§ **Exercise description**
Copy, in full, each line of the material that holds the word "this".

━━━ Task data

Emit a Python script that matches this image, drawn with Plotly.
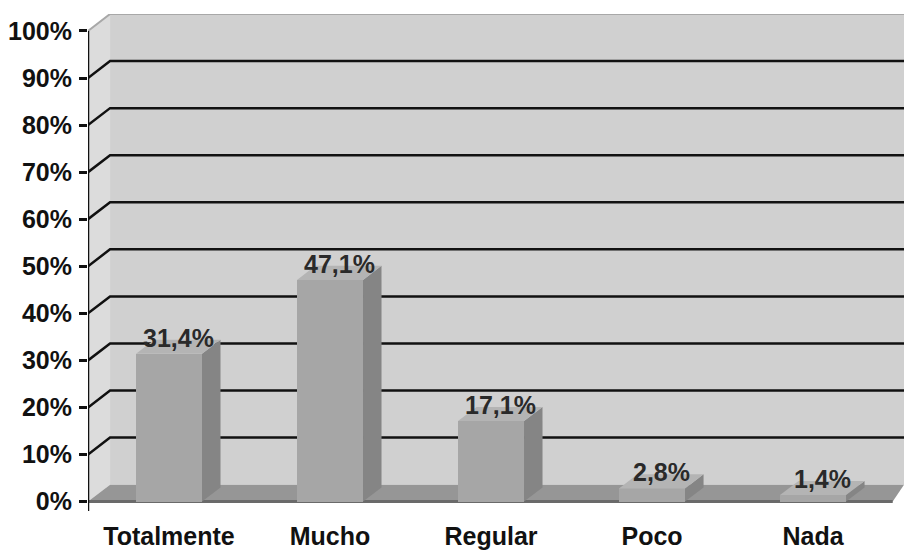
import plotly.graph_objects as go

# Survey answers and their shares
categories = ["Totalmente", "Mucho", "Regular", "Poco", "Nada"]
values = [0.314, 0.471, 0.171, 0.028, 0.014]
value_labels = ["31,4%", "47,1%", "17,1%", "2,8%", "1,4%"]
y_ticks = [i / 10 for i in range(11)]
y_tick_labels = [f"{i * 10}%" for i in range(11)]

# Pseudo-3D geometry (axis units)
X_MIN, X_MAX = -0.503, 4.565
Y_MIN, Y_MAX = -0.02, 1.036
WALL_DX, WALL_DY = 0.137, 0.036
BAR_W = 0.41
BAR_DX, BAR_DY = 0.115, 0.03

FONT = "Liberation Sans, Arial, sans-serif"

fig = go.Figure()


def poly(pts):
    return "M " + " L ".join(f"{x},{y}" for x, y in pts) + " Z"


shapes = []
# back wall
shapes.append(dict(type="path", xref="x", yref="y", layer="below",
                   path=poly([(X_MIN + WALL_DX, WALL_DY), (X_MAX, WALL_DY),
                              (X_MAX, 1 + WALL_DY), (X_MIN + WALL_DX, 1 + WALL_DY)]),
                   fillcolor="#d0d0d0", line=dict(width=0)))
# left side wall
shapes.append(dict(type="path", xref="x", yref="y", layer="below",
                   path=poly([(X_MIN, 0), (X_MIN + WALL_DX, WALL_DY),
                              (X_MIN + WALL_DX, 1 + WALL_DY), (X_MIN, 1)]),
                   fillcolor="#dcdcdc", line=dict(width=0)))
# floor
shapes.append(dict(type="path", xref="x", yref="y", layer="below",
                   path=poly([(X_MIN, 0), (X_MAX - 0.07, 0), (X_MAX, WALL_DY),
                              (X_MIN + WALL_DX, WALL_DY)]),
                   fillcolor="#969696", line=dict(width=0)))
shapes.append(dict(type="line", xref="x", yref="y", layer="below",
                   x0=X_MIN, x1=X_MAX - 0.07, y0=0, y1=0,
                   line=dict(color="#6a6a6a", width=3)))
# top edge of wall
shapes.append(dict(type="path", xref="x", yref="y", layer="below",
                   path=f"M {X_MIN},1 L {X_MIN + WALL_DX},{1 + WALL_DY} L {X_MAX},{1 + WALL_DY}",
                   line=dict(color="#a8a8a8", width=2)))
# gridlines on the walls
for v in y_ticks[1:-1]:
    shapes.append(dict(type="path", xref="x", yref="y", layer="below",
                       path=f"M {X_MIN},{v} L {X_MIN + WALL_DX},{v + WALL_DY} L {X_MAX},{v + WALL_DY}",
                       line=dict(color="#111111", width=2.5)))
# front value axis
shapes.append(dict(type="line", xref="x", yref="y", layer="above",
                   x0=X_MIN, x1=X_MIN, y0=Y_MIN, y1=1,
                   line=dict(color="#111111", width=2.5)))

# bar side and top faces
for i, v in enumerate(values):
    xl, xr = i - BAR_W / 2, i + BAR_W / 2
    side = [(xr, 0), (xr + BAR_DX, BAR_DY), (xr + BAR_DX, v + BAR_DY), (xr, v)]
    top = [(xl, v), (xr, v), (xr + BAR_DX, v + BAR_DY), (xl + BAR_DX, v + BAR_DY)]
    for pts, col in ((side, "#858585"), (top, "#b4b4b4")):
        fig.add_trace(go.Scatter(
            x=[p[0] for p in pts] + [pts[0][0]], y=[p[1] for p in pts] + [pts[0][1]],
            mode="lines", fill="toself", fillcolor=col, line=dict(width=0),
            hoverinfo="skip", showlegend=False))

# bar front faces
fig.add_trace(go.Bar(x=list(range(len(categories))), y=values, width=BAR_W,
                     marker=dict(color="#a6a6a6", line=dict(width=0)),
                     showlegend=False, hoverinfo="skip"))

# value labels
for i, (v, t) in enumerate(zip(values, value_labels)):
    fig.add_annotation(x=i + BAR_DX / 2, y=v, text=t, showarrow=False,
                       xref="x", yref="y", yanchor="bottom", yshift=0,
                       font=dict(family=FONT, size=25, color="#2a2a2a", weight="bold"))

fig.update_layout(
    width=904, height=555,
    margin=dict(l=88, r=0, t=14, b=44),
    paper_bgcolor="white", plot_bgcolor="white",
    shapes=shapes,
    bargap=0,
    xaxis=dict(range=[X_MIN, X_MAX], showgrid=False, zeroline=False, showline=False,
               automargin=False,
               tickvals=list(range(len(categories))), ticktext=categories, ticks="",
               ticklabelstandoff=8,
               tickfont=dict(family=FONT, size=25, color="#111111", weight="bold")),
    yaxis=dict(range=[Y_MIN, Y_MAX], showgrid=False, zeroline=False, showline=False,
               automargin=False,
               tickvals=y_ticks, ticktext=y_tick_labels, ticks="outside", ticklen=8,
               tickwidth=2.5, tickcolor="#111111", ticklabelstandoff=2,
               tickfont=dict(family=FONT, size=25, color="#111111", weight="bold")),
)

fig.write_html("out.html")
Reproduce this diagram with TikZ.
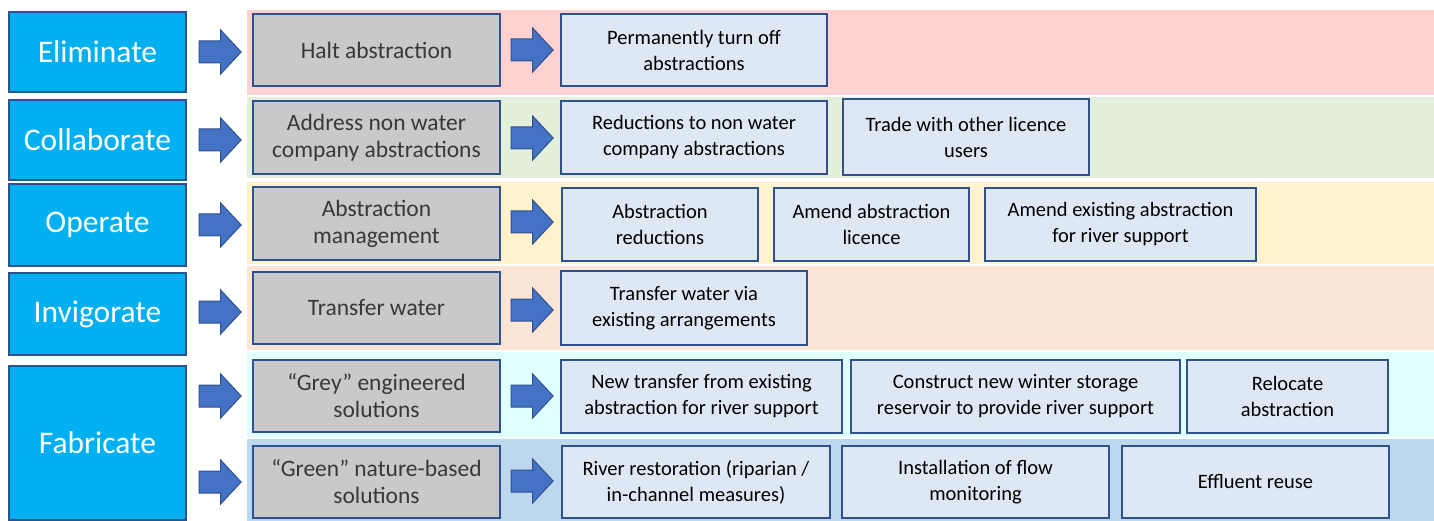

━━━━━━

§ **Reply**
Emit a Python script that matches this image, drawn with Plotly.
Reproduce this diagram with TikZ.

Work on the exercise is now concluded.